The June issue of Consulting Engineer reports that the National Science Foundation has awarded a $65,000 contract to the Engineers Joint Council for a study of engineer unemployment.

The Engineers Joint Council is a creation of U.S. old line engineering organizations: American Society of Civil Engineers, American Society of Mechanical Engineers, and so on. For years, its Engineering Manpower Commission has published tables and charts forecasting engineering employment. The head of EMC until recently was Donald E. Irwin, the manager of General Electric’s engineer recruiting program. Its current chairman is college president Dr. William Hazell. The EMC Executive Secretary is J.D. Alden, a former naval officer. Employee engineers are left out altogether.

EMC compiles engineering employment data by circulating questionnaires to corporation personnel agents. EMC does not release figures for individual firms; hence there is no way of checking the figures’ correctness. Indeed, since personnel men are under pressure to hire engineers as cheaply as possible, they always talk about an existing or prospective engineer shortage. Not surprisingly, EMC’s data has consistently forecast such a shortage; thus EMC failed completely in forecasting the current unemployment disaster which finds 50,000 to 100,000 engineers out of work.

EMC’s charts plot expected engineer job openings against numbers of new university graduates while omitting the large group of older experienced engineers seeking work. (Chemical Engineering, July 1970) In doing so, EMC condones employer discrimination against the older men even though this practice violates both state and federal law. (The U.S. Age Discrimination in Employment Act of 1967 forbids employers of 25 or more persons to discriminate against individuals in the 40—65 age group. Additionally, California may impose a $500 fine and 6 months in jail for such discrimination. New York has a similar law with a one year penalty.)
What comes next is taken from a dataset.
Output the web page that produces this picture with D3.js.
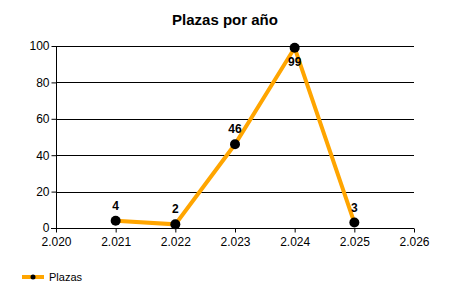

EMC employment charts make other key omissions:

  1. What proportion of university graduates were actually placed? — if an appreciable number did not find jobs, the data is useless.
  2. Do the curves show completely new job openings? Or do they include the replacement of older, experienced men with new graduates at lower pay?

EMC recently published a group of charts purporting to show engineers salaries against the number of years since graduation. (Chemical Engineering, April 19,1971) Here also, EMC made significant omissions:

  1. They failed to distinguish between employee engineers and those holding supervisory and managerial positions. Salaries therefore appear higher than actual.
  2. They did not include the 50,000 or 100,000 engineers now unemployed, thereby embodying one more upward bias.

The reason for EMC’s publicizing of falsely high engineer shortages and salaries is obvious: to help create a large pool of engineer labor by enticing young high-school graduates into the field. Under these circumstances, the National Science Foundation’s $65,000 contract for an enemployment “study” is just another boondoggle.

We do need reliable engineer job data. One way of accumulating such information is for engineering undergraduates to circulate questionnaires to prospective employers asking such questions as:

  1. How many engineers did you hire last year? Over 40? Over 50?
  2. What was the average pay in each group?
  3. Did you layoff any engineers last year? How many in each group?
  4. How many in each group quit? Why?
  5. How many years service for a two week vacation? Three weeks? Four? Sabbatical year off?
  6. What tuition payment for additional schooling? What work time off for this purpose?
  7. How long for pension contributions to become employee property? What provisions are there for transferable pensions?

Answers from individual companies should be published; publication would reveal false replies within a year or two. Companies with nothing to hide should be willing to answer. Those who refuse should be denied the privelege of campus recruiting.